I have csv file with hundreds of columns. So I represented values in the file explicitly to show as floats, but Spark infers as double. This is troubling as data size is huge and casting again on all columns is to be avoided. Though I could not find any clue upon searching, I was wondering if there is a solution to this problem. I am using Spark 3.3 and the issue is demonstrated below:
$ cat test.csv
Word Wt1 Wt2
hello 1.0F 2.0F
hi 2.0F 4.0F
In spark-shell:
scala> val x = 2.0F
val x: Float = 2.0
scala> val df = sqlContext.read.format("csv").option("delimiter", "\t").option("header", "true").option("inferSchema", "true").csv("test.csv")
val df: org.apache.spark.sql.DataFrame = [Word: string, Wt1: double ... 1 more field]
scala> df.show()
+-----+---+---+
| Word|Wt1|Wt2|
+-----+---+---+
|hello|1.0|2.0|
| hi|2.0|4.0|
+-----+---+---+
scala> df.dtypes
val res6: Array[(String, String)] = Array((Word,StringType), (Wt1,DoubleType), (Wt2,DoubleType))
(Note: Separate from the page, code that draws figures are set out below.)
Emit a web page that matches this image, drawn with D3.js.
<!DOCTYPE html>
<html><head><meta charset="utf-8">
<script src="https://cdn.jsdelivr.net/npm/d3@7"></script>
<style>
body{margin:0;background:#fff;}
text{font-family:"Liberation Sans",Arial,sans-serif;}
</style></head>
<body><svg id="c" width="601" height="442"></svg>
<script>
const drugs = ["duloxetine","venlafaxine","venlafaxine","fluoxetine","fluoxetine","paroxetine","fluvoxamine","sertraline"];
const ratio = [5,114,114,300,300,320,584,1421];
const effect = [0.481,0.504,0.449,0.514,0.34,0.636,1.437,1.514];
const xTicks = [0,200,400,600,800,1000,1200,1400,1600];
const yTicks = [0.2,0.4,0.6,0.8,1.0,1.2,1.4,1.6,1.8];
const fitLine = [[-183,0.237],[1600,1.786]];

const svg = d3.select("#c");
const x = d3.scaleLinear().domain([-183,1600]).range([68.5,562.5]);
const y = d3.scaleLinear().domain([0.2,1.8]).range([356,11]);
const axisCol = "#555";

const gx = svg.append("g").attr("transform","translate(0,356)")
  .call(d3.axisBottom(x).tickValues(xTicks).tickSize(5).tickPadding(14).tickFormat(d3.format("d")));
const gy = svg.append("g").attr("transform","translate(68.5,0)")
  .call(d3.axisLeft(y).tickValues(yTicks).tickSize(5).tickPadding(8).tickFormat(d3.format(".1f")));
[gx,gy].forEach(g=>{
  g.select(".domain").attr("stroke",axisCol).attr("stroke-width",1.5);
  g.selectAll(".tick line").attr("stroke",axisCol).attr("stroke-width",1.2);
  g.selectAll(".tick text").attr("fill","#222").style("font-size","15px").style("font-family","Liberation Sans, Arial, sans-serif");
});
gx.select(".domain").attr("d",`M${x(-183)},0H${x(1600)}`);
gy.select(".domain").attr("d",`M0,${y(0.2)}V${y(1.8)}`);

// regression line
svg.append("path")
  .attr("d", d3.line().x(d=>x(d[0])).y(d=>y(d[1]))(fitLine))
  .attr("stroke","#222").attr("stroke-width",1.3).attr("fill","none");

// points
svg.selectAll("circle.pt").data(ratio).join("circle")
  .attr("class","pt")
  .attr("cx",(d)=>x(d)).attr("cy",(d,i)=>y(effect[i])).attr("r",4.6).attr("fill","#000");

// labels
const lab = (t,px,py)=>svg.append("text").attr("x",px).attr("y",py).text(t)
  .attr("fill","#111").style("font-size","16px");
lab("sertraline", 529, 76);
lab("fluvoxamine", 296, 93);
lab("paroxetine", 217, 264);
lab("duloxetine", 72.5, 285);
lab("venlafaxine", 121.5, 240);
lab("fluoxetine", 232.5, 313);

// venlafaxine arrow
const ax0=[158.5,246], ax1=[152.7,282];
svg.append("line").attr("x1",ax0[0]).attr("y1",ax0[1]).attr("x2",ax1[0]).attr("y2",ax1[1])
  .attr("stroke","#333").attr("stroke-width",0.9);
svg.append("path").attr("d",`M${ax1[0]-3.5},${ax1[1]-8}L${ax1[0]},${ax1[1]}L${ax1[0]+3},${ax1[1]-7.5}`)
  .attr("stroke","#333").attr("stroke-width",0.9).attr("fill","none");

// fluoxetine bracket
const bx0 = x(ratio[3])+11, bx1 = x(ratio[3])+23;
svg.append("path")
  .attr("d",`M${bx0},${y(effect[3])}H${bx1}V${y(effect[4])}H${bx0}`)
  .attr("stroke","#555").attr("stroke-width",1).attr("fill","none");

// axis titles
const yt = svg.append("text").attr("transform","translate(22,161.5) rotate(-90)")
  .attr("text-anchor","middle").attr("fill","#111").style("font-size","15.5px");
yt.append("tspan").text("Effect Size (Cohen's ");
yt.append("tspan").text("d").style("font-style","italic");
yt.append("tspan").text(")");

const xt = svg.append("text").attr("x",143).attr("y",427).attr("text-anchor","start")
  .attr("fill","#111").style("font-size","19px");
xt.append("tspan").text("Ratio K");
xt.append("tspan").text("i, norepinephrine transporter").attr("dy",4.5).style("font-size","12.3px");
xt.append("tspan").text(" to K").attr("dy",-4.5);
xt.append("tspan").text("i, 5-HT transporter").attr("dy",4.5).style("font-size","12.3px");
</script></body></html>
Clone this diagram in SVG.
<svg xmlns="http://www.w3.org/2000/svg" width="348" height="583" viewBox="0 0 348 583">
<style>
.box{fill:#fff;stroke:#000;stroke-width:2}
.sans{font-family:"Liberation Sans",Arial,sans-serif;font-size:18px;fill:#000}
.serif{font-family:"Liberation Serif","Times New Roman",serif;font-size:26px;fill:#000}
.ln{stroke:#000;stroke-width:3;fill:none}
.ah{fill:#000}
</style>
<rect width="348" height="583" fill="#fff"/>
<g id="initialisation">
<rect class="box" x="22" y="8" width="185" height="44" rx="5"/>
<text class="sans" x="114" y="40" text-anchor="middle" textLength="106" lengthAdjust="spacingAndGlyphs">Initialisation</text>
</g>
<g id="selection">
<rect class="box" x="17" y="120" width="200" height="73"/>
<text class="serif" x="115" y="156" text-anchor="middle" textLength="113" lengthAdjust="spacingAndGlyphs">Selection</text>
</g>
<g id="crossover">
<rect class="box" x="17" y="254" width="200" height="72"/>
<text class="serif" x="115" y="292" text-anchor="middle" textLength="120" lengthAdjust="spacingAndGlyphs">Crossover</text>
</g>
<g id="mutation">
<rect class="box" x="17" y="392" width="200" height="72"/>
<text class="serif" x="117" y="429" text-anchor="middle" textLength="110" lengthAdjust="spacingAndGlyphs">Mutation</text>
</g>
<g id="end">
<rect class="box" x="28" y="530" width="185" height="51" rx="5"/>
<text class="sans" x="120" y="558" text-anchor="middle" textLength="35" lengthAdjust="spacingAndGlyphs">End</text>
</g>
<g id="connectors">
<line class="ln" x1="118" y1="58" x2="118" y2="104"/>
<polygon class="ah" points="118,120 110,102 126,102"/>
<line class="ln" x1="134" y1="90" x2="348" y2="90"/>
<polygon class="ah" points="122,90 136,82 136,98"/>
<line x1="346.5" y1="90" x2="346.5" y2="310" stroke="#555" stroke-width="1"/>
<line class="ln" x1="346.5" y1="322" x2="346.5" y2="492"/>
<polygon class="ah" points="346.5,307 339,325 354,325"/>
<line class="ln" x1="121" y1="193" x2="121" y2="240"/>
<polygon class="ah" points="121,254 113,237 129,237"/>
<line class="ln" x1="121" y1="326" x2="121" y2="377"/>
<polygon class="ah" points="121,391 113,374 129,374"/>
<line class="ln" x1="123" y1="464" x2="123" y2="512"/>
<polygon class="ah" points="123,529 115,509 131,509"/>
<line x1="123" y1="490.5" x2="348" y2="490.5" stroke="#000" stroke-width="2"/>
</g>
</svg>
PS: The use case of mine has strings in the first 5 columns and the rest are all floats. However, the exact number of columns is not known apriori.
PS2: Upon inclusion of the suggested solution by @leleogere that worked perfectly in spark-shell, overload errors were found. The reason was that the two column lists were created as ListBuffers that needed to be converted to Array type.